V –  Attribué par le parlement européen, le prix Sakharov récompense des personnalités ou des entités qui se battent pour les libertés fondamentales. Il fut créé en 1988 en l’honneur d’Andrei Sakharov, le scientifique et dissident soviétique qui milita pour les droits de l’homme dans l’URSS. Le premier lauréat fut Nelson Mandela. il y a eu aussi par exemple Leyla Zana, politicienne d’origine kurde emprisonnée en Turquie ou encore une association de journalistes biélorusses qui défendait la liberté d’expression. 

En 2019, le parlement a nominé l’économiste et dissident ouïgour Ilham Tohti, aujourd’hui en prison, qui avait critiqué les actions du régime chinois à l’encontre de la minorité ouïgour. 

T – Pourquoi avoir exclu Aung San Suu Kyi du réseau formé par tous les lauréats du prix ?

V – Il faut rappeler qu’Aung San Suu Kyi a été récompensée en 1980dix pour son militantisme non-violent contre la dictature militaire birmane. Elle avait été placée en résidence surveillée ou emprisonnée par le régime de 1990 à 2010. Elle était devenue un véritable symbole et avait bénéficié d’un important soutien de la communauté internationale. Elle a également reçu le prix Nobel de la paix en 1991. 

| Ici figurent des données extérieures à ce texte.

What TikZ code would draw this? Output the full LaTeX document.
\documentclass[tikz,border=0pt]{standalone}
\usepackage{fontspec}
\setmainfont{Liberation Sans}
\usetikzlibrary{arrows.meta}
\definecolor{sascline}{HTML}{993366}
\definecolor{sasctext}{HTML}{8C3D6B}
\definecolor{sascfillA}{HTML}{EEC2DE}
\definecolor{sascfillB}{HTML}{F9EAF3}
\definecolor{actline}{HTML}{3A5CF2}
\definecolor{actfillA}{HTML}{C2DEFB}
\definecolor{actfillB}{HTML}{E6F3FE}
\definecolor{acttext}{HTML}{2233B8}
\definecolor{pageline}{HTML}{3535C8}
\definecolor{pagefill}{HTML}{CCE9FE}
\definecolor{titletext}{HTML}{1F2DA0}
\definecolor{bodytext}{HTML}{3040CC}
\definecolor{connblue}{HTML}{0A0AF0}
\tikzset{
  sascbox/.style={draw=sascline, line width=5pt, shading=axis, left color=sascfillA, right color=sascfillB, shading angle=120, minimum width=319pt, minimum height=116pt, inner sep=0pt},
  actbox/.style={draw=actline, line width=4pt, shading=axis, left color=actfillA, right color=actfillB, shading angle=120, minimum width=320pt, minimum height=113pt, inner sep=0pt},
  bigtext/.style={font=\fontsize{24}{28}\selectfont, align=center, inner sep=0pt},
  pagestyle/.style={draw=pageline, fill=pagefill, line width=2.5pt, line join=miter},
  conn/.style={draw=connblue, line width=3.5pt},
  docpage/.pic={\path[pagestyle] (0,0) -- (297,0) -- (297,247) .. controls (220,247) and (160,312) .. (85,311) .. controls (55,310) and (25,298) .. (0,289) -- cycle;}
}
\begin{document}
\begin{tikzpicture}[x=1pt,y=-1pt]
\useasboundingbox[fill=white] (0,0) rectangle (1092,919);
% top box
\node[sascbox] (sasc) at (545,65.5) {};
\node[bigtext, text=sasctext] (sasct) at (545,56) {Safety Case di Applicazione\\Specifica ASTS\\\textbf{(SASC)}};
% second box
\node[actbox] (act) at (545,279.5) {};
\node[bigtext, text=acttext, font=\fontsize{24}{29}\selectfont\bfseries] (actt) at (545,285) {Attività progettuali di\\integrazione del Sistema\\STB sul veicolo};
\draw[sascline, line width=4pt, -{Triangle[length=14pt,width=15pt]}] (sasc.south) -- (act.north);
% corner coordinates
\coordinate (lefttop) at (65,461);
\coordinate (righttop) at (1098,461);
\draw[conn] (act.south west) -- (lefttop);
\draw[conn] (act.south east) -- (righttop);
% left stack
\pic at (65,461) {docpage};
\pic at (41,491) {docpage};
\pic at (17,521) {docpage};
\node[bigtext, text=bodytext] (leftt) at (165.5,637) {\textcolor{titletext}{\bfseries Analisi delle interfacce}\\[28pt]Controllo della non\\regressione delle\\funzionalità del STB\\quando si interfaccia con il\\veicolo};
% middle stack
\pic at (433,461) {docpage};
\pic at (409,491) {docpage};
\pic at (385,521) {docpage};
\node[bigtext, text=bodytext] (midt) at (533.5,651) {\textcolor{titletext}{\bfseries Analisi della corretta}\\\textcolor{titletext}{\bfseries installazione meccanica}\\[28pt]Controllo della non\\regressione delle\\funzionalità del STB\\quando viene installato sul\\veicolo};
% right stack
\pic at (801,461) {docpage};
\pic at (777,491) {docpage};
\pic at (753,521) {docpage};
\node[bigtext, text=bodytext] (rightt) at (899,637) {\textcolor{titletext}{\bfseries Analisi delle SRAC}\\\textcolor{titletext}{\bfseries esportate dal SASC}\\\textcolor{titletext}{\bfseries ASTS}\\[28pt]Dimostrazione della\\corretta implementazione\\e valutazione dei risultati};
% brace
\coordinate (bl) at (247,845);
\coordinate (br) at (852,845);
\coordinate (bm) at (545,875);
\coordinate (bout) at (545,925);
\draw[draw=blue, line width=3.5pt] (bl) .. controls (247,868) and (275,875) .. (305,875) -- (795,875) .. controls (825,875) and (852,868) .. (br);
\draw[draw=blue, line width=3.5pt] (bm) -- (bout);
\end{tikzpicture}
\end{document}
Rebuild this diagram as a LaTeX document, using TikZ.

La raison de cette exclusion c’est que depuis son accession au pouvoir, elle est accusée de fermer les yeux voire même de cautionner  les persécutions commises à l’encontre de la minorité Rohingya. Cette minorité musulmane dans ce pays très majoritairement boudhiste a fait l’objet d’un véritable nettoyage ethnique les dernières années et certains spécialistes utilisent même le terme de génocide pour évoquer ce drame. Le Parlement considère qu’elle n’incarne plus les valeurs de libertés et démocratie et a été exclue de ce réseau qui rassemble tous les lauréats et des eurodéputés et qui défend les droits de l’homme dans le monde.